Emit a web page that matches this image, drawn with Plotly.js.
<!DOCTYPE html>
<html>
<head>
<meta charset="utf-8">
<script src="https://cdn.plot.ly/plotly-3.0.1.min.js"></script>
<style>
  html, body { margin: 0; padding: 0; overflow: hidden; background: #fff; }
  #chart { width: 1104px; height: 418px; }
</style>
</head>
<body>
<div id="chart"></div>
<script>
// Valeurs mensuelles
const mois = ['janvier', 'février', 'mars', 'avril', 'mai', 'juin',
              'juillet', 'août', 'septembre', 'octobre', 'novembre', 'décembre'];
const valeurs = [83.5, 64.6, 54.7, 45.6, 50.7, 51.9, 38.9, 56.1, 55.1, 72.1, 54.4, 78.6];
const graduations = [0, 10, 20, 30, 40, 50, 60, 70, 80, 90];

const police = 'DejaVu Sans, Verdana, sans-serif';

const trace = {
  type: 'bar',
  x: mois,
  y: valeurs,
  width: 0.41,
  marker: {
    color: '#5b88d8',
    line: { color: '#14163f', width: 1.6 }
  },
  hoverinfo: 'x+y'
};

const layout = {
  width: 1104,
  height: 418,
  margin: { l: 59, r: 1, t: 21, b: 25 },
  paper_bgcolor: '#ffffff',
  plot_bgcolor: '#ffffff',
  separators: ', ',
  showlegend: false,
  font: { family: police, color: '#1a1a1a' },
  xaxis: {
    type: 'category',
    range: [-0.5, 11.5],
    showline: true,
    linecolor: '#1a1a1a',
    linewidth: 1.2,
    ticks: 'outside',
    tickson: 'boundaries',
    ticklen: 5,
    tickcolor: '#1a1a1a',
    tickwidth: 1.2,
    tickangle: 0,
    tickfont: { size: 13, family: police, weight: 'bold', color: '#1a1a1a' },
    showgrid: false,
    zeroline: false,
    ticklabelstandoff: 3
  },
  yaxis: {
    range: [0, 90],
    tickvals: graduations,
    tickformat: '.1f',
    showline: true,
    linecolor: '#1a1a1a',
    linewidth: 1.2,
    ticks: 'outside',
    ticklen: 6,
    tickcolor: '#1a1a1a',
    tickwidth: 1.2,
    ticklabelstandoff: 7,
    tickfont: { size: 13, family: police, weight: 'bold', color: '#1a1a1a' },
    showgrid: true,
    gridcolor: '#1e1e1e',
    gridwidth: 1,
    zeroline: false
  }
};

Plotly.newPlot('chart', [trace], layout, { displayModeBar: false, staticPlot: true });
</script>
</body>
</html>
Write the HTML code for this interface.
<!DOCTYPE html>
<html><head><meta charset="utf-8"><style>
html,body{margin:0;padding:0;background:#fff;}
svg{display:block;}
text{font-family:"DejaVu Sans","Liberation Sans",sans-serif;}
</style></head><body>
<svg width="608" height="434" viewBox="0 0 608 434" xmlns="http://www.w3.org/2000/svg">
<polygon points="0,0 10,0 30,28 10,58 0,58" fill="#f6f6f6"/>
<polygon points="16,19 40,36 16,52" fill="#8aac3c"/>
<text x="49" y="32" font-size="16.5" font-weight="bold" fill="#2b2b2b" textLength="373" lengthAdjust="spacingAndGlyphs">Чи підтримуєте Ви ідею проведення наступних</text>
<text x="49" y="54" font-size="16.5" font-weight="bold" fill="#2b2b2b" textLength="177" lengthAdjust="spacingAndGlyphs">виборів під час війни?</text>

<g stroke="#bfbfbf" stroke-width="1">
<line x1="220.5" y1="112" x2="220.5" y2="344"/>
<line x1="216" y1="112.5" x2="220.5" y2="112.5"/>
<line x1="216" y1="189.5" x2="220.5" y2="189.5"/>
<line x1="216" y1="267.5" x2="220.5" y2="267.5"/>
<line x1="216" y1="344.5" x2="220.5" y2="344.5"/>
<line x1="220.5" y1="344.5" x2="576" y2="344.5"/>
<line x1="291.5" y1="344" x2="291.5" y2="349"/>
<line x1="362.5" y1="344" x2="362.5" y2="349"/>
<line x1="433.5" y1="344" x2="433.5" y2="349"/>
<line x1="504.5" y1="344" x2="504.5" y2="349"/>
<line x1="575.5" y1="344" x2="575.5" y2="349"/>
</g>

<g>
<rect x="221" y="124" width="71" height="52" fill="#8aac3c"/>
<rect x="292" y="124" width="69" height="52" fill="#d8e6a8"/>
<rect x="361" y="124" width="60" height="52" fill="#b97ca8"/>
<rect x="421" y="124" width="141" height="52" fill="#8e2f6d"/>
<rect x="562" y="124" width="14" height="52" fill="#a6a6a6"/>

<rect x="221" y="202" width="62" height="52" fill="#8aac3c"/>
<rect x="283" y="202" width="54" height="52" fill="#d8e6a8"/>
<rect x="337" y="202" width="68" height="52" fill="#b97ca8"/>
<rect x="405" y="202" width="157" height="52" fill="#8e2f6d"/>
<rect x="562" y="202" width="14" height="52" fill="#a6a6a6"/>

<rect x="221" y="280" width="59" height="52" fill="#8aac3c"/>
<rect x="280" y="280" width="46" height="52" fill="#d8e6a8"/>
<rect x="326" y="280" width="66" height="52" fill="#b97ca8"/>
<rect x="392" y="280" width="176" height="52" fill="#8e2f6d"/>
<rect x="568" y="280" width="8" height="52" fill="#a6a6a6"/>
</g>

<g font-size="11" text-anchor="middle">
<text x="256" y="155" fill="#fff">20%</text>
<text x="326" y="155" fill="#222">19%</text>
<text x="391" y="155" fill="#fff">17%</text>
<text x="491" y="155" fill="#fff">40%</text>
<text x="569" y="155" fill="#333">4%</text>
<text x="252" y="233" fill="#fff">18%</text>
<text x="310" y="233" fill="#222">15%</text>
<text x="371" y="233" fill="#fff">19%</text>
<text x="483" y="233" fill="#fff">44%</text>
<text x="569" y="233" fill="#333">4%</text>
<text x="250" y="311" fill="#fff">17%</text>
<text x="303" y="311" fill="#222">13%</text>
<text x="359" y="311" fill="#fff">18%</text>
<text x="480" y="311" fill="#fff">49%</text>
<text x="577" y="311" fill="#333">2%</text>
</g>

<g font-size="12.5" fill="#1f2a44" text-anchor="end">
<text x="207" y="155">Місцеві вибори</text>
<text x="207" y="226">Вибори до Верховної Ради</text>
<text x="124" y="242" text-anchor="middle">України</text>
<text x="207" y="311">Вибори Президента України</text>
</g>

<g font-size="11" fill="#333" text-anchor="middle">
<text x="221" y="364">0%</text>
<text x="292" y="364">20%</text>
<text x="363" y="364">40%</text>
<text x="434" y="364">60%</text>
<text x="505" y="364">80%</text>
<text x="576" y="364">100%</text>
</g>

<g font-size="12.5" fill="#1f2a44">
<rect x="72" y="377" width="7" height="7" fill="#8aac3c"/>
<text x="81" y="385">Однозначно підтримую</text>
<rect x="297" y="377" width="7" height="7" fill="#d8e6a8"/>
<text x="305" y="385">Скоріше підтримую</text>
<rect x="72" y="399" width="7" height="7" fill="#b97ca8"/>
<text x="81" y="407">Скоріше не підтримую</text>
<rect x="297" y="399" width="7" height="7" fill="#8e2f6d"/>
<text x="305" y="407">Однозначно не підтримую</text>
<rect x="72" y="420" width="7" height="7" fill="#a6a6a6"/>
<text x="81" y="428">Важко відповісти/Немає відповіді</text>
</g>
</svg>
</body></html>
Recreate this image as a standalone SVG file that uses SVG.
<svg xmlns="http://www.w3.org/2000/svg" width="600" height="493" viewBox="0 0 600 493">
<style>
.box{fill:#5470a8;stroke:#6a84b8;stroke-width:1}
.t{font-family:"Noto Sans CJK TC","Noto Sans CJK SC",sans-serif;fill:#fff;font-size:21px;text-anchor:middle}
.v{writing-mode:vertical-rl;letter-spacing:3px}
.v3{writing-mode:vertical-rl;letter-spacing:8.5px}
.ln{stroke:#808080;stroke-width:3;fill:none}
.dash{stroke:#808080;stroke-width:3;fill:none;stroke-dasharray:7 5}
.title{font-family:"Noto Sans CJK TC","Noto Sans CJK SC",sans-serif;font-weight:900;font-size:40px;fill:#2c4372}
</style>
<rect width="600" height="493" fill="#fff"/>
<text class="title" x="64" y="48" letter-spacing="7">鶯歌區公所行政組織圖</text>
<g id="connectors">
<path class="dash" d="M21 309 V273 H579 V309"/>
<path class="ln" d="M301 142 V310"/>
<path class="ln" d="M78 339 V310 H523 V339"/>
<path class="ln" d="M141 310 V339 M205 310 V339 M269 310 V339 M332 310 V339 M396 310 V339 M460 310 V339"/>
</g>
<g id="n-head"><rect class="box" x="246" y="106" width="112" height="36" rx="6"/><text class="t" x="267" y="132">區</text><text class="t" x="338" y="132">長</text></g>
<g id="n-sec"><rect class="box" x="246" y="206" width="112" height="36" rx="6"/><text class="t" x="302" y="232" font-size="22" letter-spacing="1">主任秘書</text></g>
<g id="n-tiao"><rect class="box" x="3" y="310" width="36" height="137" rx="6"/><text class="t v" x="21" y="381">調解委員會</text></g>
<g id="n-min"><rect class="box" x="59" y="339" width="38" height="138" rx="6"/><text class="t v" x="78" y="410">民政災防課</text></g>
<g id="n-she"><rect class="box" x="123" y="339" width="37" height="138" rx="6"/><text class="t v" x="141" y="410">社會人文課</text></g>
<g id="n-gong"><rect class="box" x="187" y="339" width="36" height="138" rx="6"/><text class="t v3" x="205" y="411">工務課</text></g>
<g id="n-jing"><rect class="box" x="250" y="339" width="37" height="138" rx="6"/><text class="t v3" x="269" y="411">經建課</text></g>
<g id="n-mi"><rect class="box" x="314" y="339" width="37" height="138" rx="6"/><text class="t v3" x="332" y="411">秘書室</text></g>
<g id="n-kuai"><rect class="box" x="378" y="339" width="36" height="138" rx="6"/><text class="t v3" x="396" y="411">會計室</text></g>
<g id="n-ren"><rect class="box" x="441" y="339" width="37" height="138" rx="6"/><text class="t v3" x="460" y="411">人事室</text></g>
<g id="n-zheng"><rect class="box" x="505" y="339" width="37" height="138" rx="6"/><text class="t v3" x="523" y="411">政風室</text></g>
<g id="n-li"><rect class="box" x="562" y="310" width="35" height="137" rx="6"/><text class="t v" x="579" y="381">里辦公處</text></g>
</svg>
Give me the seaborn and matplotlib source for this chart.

= = = =

Give every line of the material that includes the string "chart".

  #chart { width: 1104px; height: 418px; }
<div id="chart"></div>
Plotly.newPlot('chart', [trace], layout, { displayModeBar: false, staticPlot: true });
Give me the seaborn and matplotlib source for this chart.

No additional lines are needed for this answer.